The Consumer Price Index grew 1.4% year-over-year in November, after a 1.0% rise in October, according to Statistics Canada.
This increase comes in spite of a 10.6% drop in energy prices, whicis due in part to the fact that although energy prices fell 10.6%, this was lower than the 17.1% drop seen in October.
“The rise in the annual rate is due to the fact that gas prices were plummeting a year ago, and that inflation-busting factor is now dropping out of the calculation,” said Douglas Porter, chief economist at BMO Financial Group. “We will see that effect play out in much of the industrialized world in coming months.
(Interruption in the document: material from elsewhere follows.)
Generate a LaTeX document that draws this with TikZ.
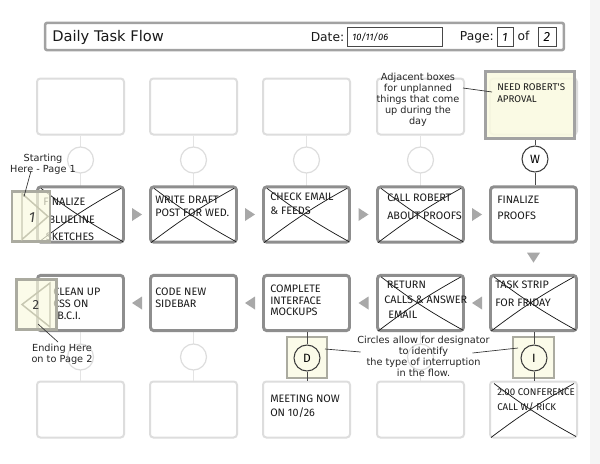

“As well, the ever-sagging loonie is also beginning to show its ugly side, with prices for many imported products showing some pressure. But the price pressures from a lower loonie seem to be partly mitigated by a sluggish domestic economy.”
In British Columbia, inflation reached 1.7% in the 12 months to November. This was the third-highest increase, after Saskatchewan (up 2.1%) and Alberta (up 2.0%).
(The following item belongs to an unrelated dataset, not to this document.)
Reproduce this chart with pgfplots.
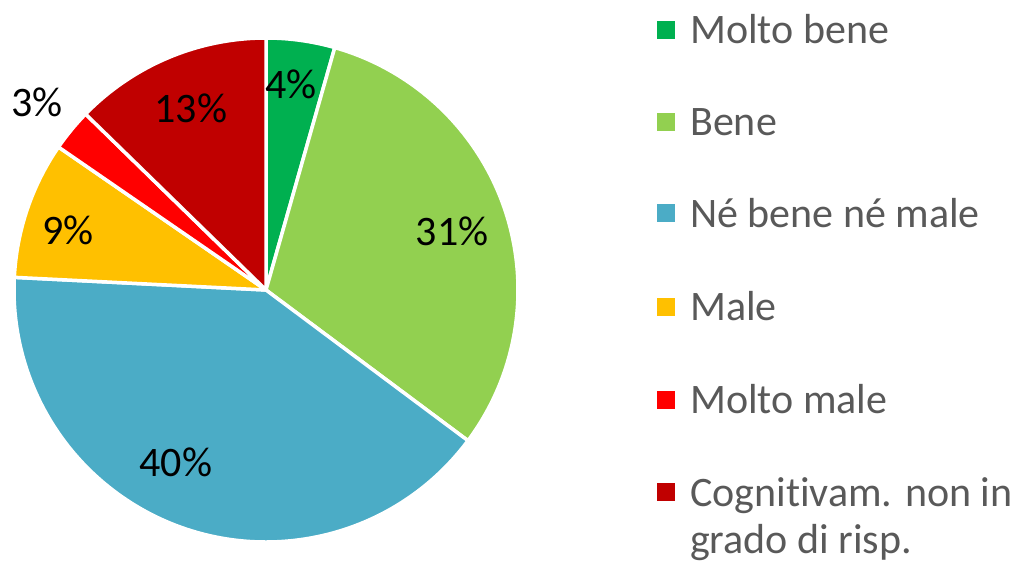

Core inflation, which removes the eight most volatile CPI components including fruit, vegetables and energy, was 2.0% year-over-year nationwide, down from 2.1% in October. Auto prices increased 1.9% year-over-year and the price of food increased 3.7%, but this was partially offset by a 9.7% drop in hotel spending and 2.1% decrease in the price of shoes and clothing.
November’s CPI increase was softer than analysts’ expectations, but this weak growth will be short-lived, according Porter.
“The big picture for Canadian CPI is that the days of ultra-low headline inflation readings are now in the past, and we will see it grind back toward 2% in the next fews months,” Porter said.
“The sagging loonie will simply add to the upswing, countering any dampening impact from the latest slide in energy prices.”
StatsCan also released wholesale trade data December 18, which also came out softer than anticipated.